“Como en las mañanas mí madre tenía que salir, me amarraba a la pata de la cama –ella decía que yo era un pata de perro-, así que pata con pata, me dejaba así algunas horas.”De esa manera, el niño quedaba solo, berreando entre las sombras.
Al salir el sol su rabia se transformaba en asombro, al presenciar la aparición de luminosas figuras humanas que deambulaban cabeza abajo por la pared blanqueada con cal al fondo de ese cuartucho de adobe sin ventanas que era su casa.Mediaban los años veinte.
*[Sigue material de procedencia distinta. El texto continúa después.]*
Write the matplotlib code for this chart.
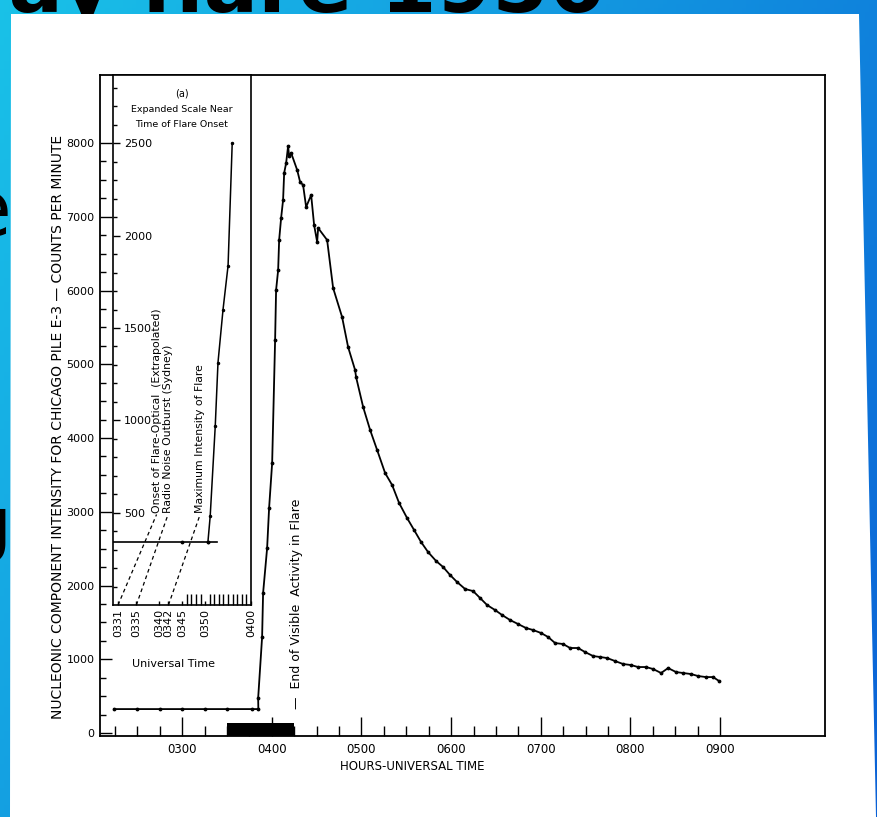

El cuartucho se encontraba en la Candelaria de los Patos, barrio lumpen que desde tiempos coloniales arrastraba una reputación infame y que nunca pudo integrarse al desarrollo de la ciudad de México. Hubo que ser demolido en 1965, para terminar con ese foco de insalubridad urbana.
Fiel a su inclinación de vagamundos, el pequeño abandonó muy pronto casa y barrio.
Intuía que el mundo era mucho más grande que los límites de la Candelaria. A los siete años era ya uno de los cientos de niños de la calle que vivían en el centro de la ciudad y por los alrededores de Bucareli, mendigando cuando no vendía chicles, periódicos o lo que fuera para no morir de hambre.
No exageraba cuando al recordar su infancia, afirmó que todo su contexto social había sido el mismo que el de la película Los Olvidados, de Luis Buñuel.
Con seguridad, quienes bautizaron como Pata de Perro al presente suplemento quincenal de cultura no tenían en mente al niño de la Candelaria de los Patos.
Pero es una coincidencia feliz, porque de alguna u otra manera enlaza con uno de los temas centrales de esta columna: la imagen.
El pequeño no tenía manera de saberlo, pero esas apariciones que lo llenaban de temor y fascinación no eran otra cosa que la vida diaria desarrollada en el patio de la vecindad, proyectada al pasar la luz del exterior a través de los hoyos de la puerta.
Tampoco podía saberlo entonces, pero él, Héctor García, el Pata de Perro que llegó a ser uno de los mejores fotógrafos de México, a quien su vocación llevaría muy lejos, ya desde su pobrísima infancia en aquel oscuro cuarto había vivido, tal como muchos años después pudo expresarlo, en “el vientre de la fotografía”.